De baterias-botão a baterias-casa
O concreto de energia pode formar a base para sistemas baratos que armazenam energia renovável intermitente, como energia solar ou eólica.
[Imagem: Franz-Josef Ulm/Admir Masic/Yang-Shao Horn]
A equipe calculou que um bloco de concreto dopado com nanocarbono com 45 metros cúbicos - equivalente a um cubo de cerca de 3,5 metros de lado - teria capacidade suficiente para armazenar cerca de 10 quilowatts-hora de energia, que é o consumo médio diário de eletricidade de uma residência.
Como o concreto não perde resistência ao funcionar como supercapacitor, uma casa com uma fundação feita desse material poderia armazenar um dia de eletricidade produzida por painéis solares ou moinhos de vento, permitindo que ela fosse usada sempre que necessário.
Mas tudo ainda está em estágio inicial.
Depois de uma série de testes para determinar as proporções mais eficazes de cimento, negro de fumo e água, a equipe demonstrou seu supercapacitor na forma de protótipos do tamanho de baterias tipo botão, com cerca de 1 centímetro de diâmetro e 1 milímetro de espessura - eles acumularam até 1 volt, o que é comparável a uma bateria comum desse formato. Os pesquisadores então conectaram três desses supercapacitores tipo botão, que alimentaram um LED de 3 volts.
Tendo provado o conceito, a equipe agora planeja construir uma série de versões maiores, começando com o tamanho de uma bateria de carro de 12 volts, depois trabalhando até uma versão de 45 metros cúbicos para demonstrar sua capacidade de armazenar o equivalente a "uma casa de energia".

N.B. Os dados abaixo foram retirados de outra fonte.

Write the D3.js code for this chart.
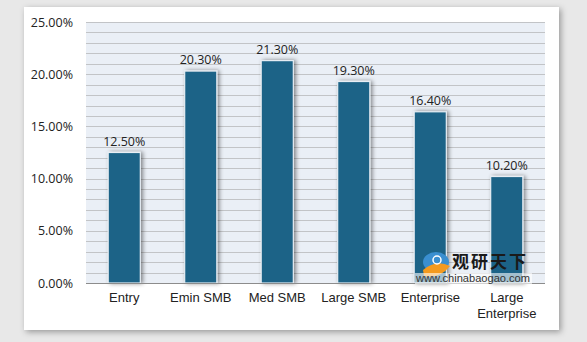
<!DOCTYPE html>
<html><head><meta charset="utf-8">
<script src="https://cdn.jsdelivr.net/npm/d3@7"></script>
<style>body{margin:0;background:#ffffff;}svg{display:block;}</style>
</head><body>
<svg id="c" width="587" height="342"></svg>
<script>
const categories = ["Entry", "Emin SMB", "Med SMB", "Large SMB", "Enterprise", "Large Enterprise"];
const values = [12.5, 20.3, 21.3, 19.3, 16.4, 10.2];
const yTicks = [0, 5, 10, 15, 20, 25];
const gridSteps = d3.range(0, 26, 1);

const svg = d3.select("#c");
const defs = svg.append("defs");
const f = defs.append("filter").attr("id","cardShadow").attr("x","-10%").attr("y","-10%").attr("width","120%").attr("height","120%");
f.append("feDropShadow").attr("dx",2).attr("dy",2).attr("stdDeviation",3).attr("flood-color","#000").attr("flood-opacity",0.35);
const fb = defs.append("filter").attr("id","barShadow").attr("x","-40%").attr("y","-20%").attr("width","180%").attr("height","140%");
fb.append("feDropShadow").attr("dx",2).attr("dy",0).attr("stdDeviation",2).attr("flood-color","#000").attr("flood-opacity",0.45);

svg.append("rect").attr("width",587).attr("height",342).attr("fill","#e8e8e8");
svg.append("rect").attr("x",24).attr("y",7).attr("width",535).attr("height",323).attr("fill","#ffffff").attr("filter","url(#cardShadow)");

const m = {left:86, right:545, top:22, bottom:283};
const x = d3.scaleBand().domain(categories).range([m.left, m.right]).paddingInner(0.58).paddingOuter(0.29);
const y = d3.scaleLinear().domain([0,25]).range([m.bottom, m.top]);

svg.append("rect").attr("x",m.left).attr("y",m.top).attr("width",m.right-m.left).attr("height",m.bottom-m.top).attr("fill","#eaeff6");

svg.append("g").selectAll("line").data(gridSteps.filter(d=>d>0)).join("line")
  .attr("x1",m.left).attr("x2",m.right)
  .attr("y1",d=>Math.round(y(d))+0.5).attr("y2",d=>Math.round(y(d))+0.5)
  .attr("stroke","#c2c4c7").attr("stroke-width",1);

svg.append("g").selectAll("rect").data(values).join("rect")
  .attr("x",(d,i)=>x(categories[i])).attr("width",x.bandwidth())
  .attr("y",d=>y(d)).attr("height",d=>y(0)-y(d))
  .attr("fill","#1b6387").attr("stroke","#e8eef4").attr("stroke-width",1.2)
  .attr("filter","url(#barShadow)");

svg.append("line").attr("x1",m.left).attr("x2",m.right).attr("y1",m.bottom+0.5).attr("y2",m.bottom+0.5).attr("stroke","#8c8c8c").attr("stroke-width",1.2);

const yAxis = d3.axisLeft(y).tickValues(yTicks).tickSize(0).tickPadding(13).tickFormat(d=>d.toFixed(2)+"%");
const ga = svg.append("g").attr("transform",`translate(${m.left},0)`).call(yAxis);
ga.select(".domain").remove();
ga.selectAll("text").attr("font-family","Open Sans, sans-serif").attr("font-size",12.5).attr("fill","#222");

svg.append("g").selectAll("text").data(values).join("text")
  .attr("x",(d,i)=>x(categories[i])+x.bandwidth()/2).attr("y",d=>y(d)-7)
  .attr("text-anchor","middle").attr("font-family","Open Sans, sans-serif").attr("font-size",12.5).attr("fill","#222")
  .text(d=>d.toFixed(2)+"%");

const xAxis = d3.axisBottom(x).tickSize(0).tickPadding(10);
const gx = svg.append("g").attr("transform",`translate(0,${m.bottom})`).call(xAxis);
gx.select(".domain").remove();
gx.selectAll("text").attr("font-family","Liberation Sans, Arial, sans-serif").attr("font-size",13).attr("fill","#222")
  .each(function(d){
    const t = d3.select(this);
    if (d === "Large Enterprise") {
      t.text(null);
      t.append("tspan").attr("x",0).attr("dy","0.71em").text("Large");
      t.append("tspan").attr("x",0).attr("dy","1.25em").text("Enterprise");
      t.attr("dy",null);
    }
  });

// watermark
const wm = svg.append("g");
wm.append("ellipse").attr("cx",436).attr("cy",262).attr("rx",13).attr("ry",10).attr("fill","#3a8fd0");
wm.append("path").attr("d","M423,270 Q436,259 450,266 Q440,279 424,276 Z").attr("fill","#f39a1f");
wm.append("circle").attr("cx",437).attr("cy",260).attr("r",4).attr("fill","none").attr("stroke","#fff").attr("stroke-width",1.5);
wm.append("text").attr("x",452).attr("y",268).attr("font-family","Noto Sans CJK SC").attr("font-weight","bold").attr("font-size",17).attr("fill","#1a1a1a").attr("letter-spacing",2).text("观研天下");
wm.append("rect").attr("x",415).attr("y",273).attr("width",117).attr("height",11).attr("fill","#ffffff").attr("opacity",0.6);
wm.append("text").attr("x",416).attr("y",282).attr("textLength",114).attr("lengthAdjust","spacingAndGlyphs").attr("font-family","Liberation Sans, Arial").attr("font-size",11.5)
  .attr("fill","#333").text("www.chinabaogao.com");
</script>
</body></html>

Outra aplicação potencial para os supercapacitores de cimento e carbono é a construção de estradas de concreto, que armazenem eletricidade produzida por painéis solares ou turbinas eólicas ao longo da estrada e, em seguida, forneçam essa energia para veículos elétricos usando o mesmo tipo de tecnologia de recarregamento sem fios. Sistemas de recarga de carros desse tipo já estão sendo desenvolvidos por empresas na Alemanha e nos Países Baixos, mas usando baterias comuns para armazenamento.